**TASK TO CARRY OUT**
With the images removed, repeat the data below exactly.

**DATASET SECTION**
◆ ◆ ◆ ◆ ◆ ◆ ◆
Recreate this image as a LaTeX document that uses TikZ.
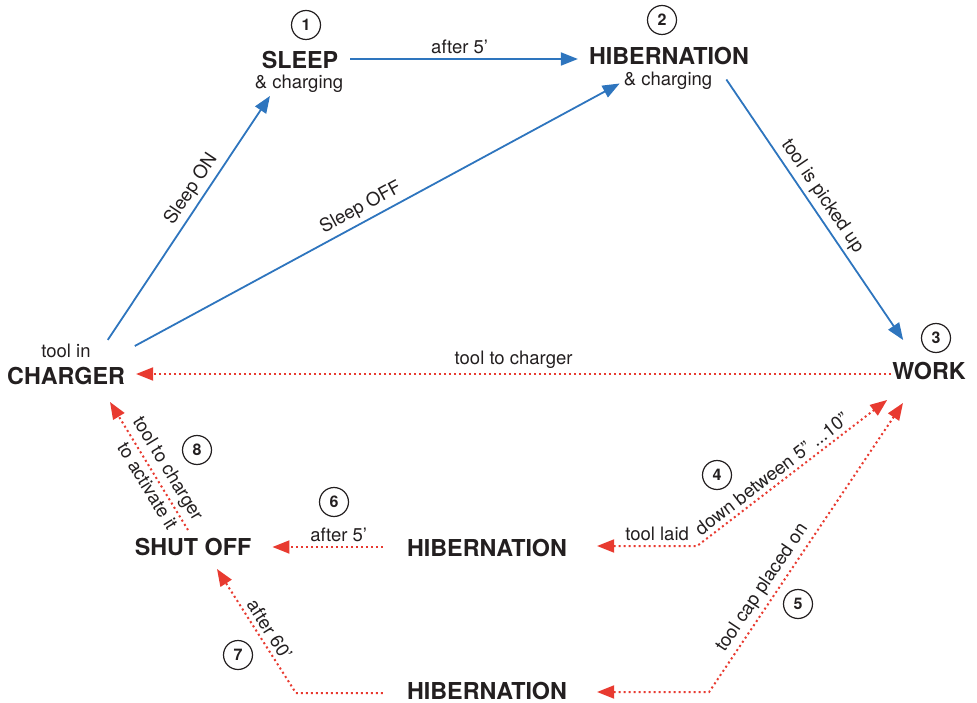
\documentclass[tikz,border=0pt]{standalone}
\usepackage{fontspec}
\setmainfont{TeX Gyre Heros}
\usetikzlibrary{arrows.meta,calc}
\definecolor{flowblue}{RGB}{46,117,190}
\definecolor{flowred}{RGB}{232,58,48}
\definecolor{ink}{RGB}{35,31,32}
\newcommand{\statefont}{\fontsize{23.3}{28}\selectfont\bfseries}
\newcommand{\notefont}{\fontsize{18.5}{22}\selectfont}

\begin{document}
\begin{tikzpicture}[x=1pt, y=-1pt, >={Triangle[length=17pt,width=13pt]},
  state/.style={inner sep=0pt, text=ink, font=\statefont},
  note/.style={inner sep=0pt, text=ink, font=\notefont},
  num/.style={circle, draw=ink, line width=1.2pt, minimum size=29pt, inner sep=0pt,
    text=ink, font=\fontsize{16}{18}\selectfont\bfseries},
  lbl/.style={inner sep=4pt, text=ink, font=\notefont},
  solidflow/.style={flowblue, line width=1.8pt},
  dotflow/.style={flowred, line width=2pt, dash pattern=on 2pt off 3pt}]
  \useasboundingbox (0,0) rectangle (977,703);

  \node [num] (N1) at (306, 25) {1};
  \node [state] (SL) at (300, 60) {SLEEP};
  \node [note] (SLc) at (299, 84) {\& charging};
  \node [num] (N2) at (662, 20) {2};
  \node [state] (HT) at (669, 56) {HIBERNATION};
  \node [note] (HTc) at (668, 80.5) {\& charging};
  \node [num] (N3) at (936, 338) {3};
  \node [state] (WK) at (929, 371) {WORK};
  \node [note] (CHi) at (66, 351) {tool in};
  \node [state] (CH) at (66, 376) {CHARGER};
  \node [state] (SO) at (193, 547) {SHUT OFF};
  \node [state] (HM) at (487, 548) {HIBERNATION};
  \node [state] (HB) at (487, 691) {HIBERNATION};
  \node [num] (N4) at (717, 475) {4};
  \node [num] (N5) at (798, 604) {5};
  \node [num] (N6) at (334, 502) {6};
  \node [num] (N7) at (238, 655) {7};
  \node [num] (N8) at (197, 450) {8};

  \draw [solidflow,->] ($(SL.east)+(12,-1)$) -- node [lbl, above, pos=0.48] {after 5’} ($(HT.west)+(-11,3)$);
  \draw [solidflow,->] ($(CHi.north east)+(17,-4)$) -- node [lbl, above, sloped, pos=0.585] {Sleep ON} ($(SLc.south)+(-29,3)$);
  \draw [solidflow,->] ($(CHi.east)+(44,-5)$) -- node [lbl, above, sloped, pos=0.48] {Sleep OFF} ($(HTc.west)+(-4,3)$);
  \draw [solidflow,->] ($(HTc.east)+(14,-1)$) -- node [lbl, above, sloped, pos=0.478] {tool is picked up} ($(WK.north west)+(11,-22)$);

  \draw [dotflow,->] ($(WK.west)+(-1,3)$) -- node [lbl, above] {tool to charger} ($(CH.east)+(11,-2)$);
  \draw [dotflow,<->] ($(HM.east)+(30,-2)$) -- node [lbl, above, pos=0.6] {tool laid} ++(100,0)
    -- node [lbl, above, sloped, pos=0.43] {down between 5” ...10”} ($(WK.south west)+(-5,20)$);
  \draw [dotflow,<->] ($(HB.east)+(30,1)$) -- ++(112,0)
    -- node [lbl, above, sloped, pos=0.334] {tool cap placed on} ($(WK.south)+(-26,23)$);
  \draw [dotflow,->] ($(HM.west)+(-24,-1)$) -- node [lbl, above, pos=0.4] {after 5’} ($(SO.east)+(21,0)$);
  \draw [dotflow,->] ($(HB.west)+(-24,2)$) -- ++(-87,0)
    -- node [lbl, above, sloped, pos=0.46] {after 60’} ($(SO.south)+(24,13)$);
  \draw [dotflow,->] ($(SO.north)+(-5,-8)$) -- node [lbl, above, sloped, pos=0.42] {tool to charger}
    node [lbl, below, sloped, pos=0.39] {to activate it} ($(CH.south)+(44,17)$);
\end{tikzpicture}
\end{document}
◆ ◆ ◆ ◆ ◆ ◆ ◆
**COMPLETE RESPONSE**
Recreate this image as a LaTeX document that uses TikZ.
\documentclass[tikz,border=0pt]{standalone}
\usepackage{fontspec}
\setmainfont{TeX Gyre Heros}
\usetikzlibrary{arrows.meta,calc}
\definecolor{flowblue}{RGB}{46,117,190}
\definecolor{flowred}{RGB}{232,58,48}
\definecolor{ink}{RGB}{35,31,32}
\newcommand{\statefont}{\fontsize{23.3}{28}\selectfont\bfseries}
\newcommand{\notefont}{\fontsize{18.5}{22}\selectfont}

\begin{document}
\begin{tikzpicture}[x=1pt, y=-1pt, >={Triangle[length=17pt,width=13pt]},
  state/.style={inner sep=0pt, text=ink, font=\statefont},
  note/.style={inner sep=0pt, text=ink, font=\notefont},
  num/.style={circle, draw=ink, line width=1.2pt, minimum size=29pt, inner sep=0pt,
    text=ink, font=\fontsize{16}{18}\selectfont\bfseries},
  lbl/.style={inner sep=4pt, text=ink, font=\notefont},
  solidflow/.style={flowblue, line width=1.8pt},
  dotflow/.style={flowred, line width=2pt, dash pattern=on 2pt off 3pt}]
  \useasboundingbox (0,0) rectangle (977,703);

  \node [num] (N1) at (306, 25) {1};
  \node [state] (SL) at (300, 60) {SLEEP};
  \node [note] (SLc) at (299, 84) {\& charging};
  \node [num] (N2) at (662, 20) {2};
  \node [state] (HT) at (669, 56) {HIBERNATION};
  \node [note] (HTc) at (668, 80.5) {\& charging};
  \node [num] (N3) at (936, 338) {3};
  \node [state] (WK) at (929, 371) {WORK};
  \node [note] (CHi) at (66, 351) {tool in};
  \node [state] (CH) at (66, 376) {CHARGER};
  \node [state] (SO) at (193, 547) {SHUT OFF};
  \node [state] (HM) at (487, 548) {HIBERNATION};
  \node [state] (HB) at (487, 691) {HIBERNATION};
  \node [num] (N4) at (717, 475) {4};
  \node [num] (N5) at (798, 604) {5};
  \node [num] (N6) at (334, 502) {6};
  \node [num] (N7) at (238, 655) {7};
  \node [num] (N8) at (197, 450) {8};

  \draw [solidflow,->] ($(SL.east)+(12,-1)$) -- node [lbl, above, pos=0.48] {after 5’} ($(HT.west)+(-11,3)$);
  \draw [solidflow,->] ($(CHi.north east)+(17,-4)$) -- node [lbl, above, sloped, pos=0.585] {Sleep ON} ($(SLc.south)+(-29,3)$);
  \draw [solidflow,->] ($(CHi.east)+(44,-5)$) -- node [lbl, above, sloped, pos=0.48] {Sleep OFF} ($(HTc.west)+(-4,3)$);
  \draw [solidflow,->] ($(HTc.east)+(14,-1)$) -- node [lbl, above, sloped, pos=0.478] {tool is picked up} ($(WK.north west)+(11,-22)$);

  \draw [dotflow,->] ($(WK.west)+(-1,3)$) -- node [lbl, above] {tool to charger} ($(CH.east)+(11,-2)$);
  \draw [dotflow,<->] ($(HM.east)+(30,-2)$) -- node [lbl, above, pos=0.6] {tool laid} ++(100,0)
    -- node [lbl, above, sloped, pos=0.43] {down between 5” ...10”} ($(WK.south west)+(-5,20)$);
  \draw [dotflow,<->] ($(HB.east)+(30,1)$) -- ++(112,0)
    -- node [lbl, above, sloped, pos=0.334] {tool cap placed on} ($(WK.south)+(-26,23)$);
  \draw [dotflow,->] ($(HM.west)+(-24,-1)$) -- node [lbl, above, pos=0.4] {after 5’} ($(SO.east)+(21,0)$);
  \draw [dotflow,->] ($(HB.west)+(-24,2)$) -- ++(-87,0)
    -- node [lbl, above, sloped, pos=0.46] {after 60’} ($(SO.south)+(24,13)$);
  \draw [dotflow,->] ($(SO.north)+(-5,-8)$) -- node [lbl, above, sloped, pos=0.42] {tool to charger}
    node [lbl, below, sloped, pos=0.39] {to activate it} ($(CH.south)+(44,17)$);
\end{tikzpicture}
\end{document}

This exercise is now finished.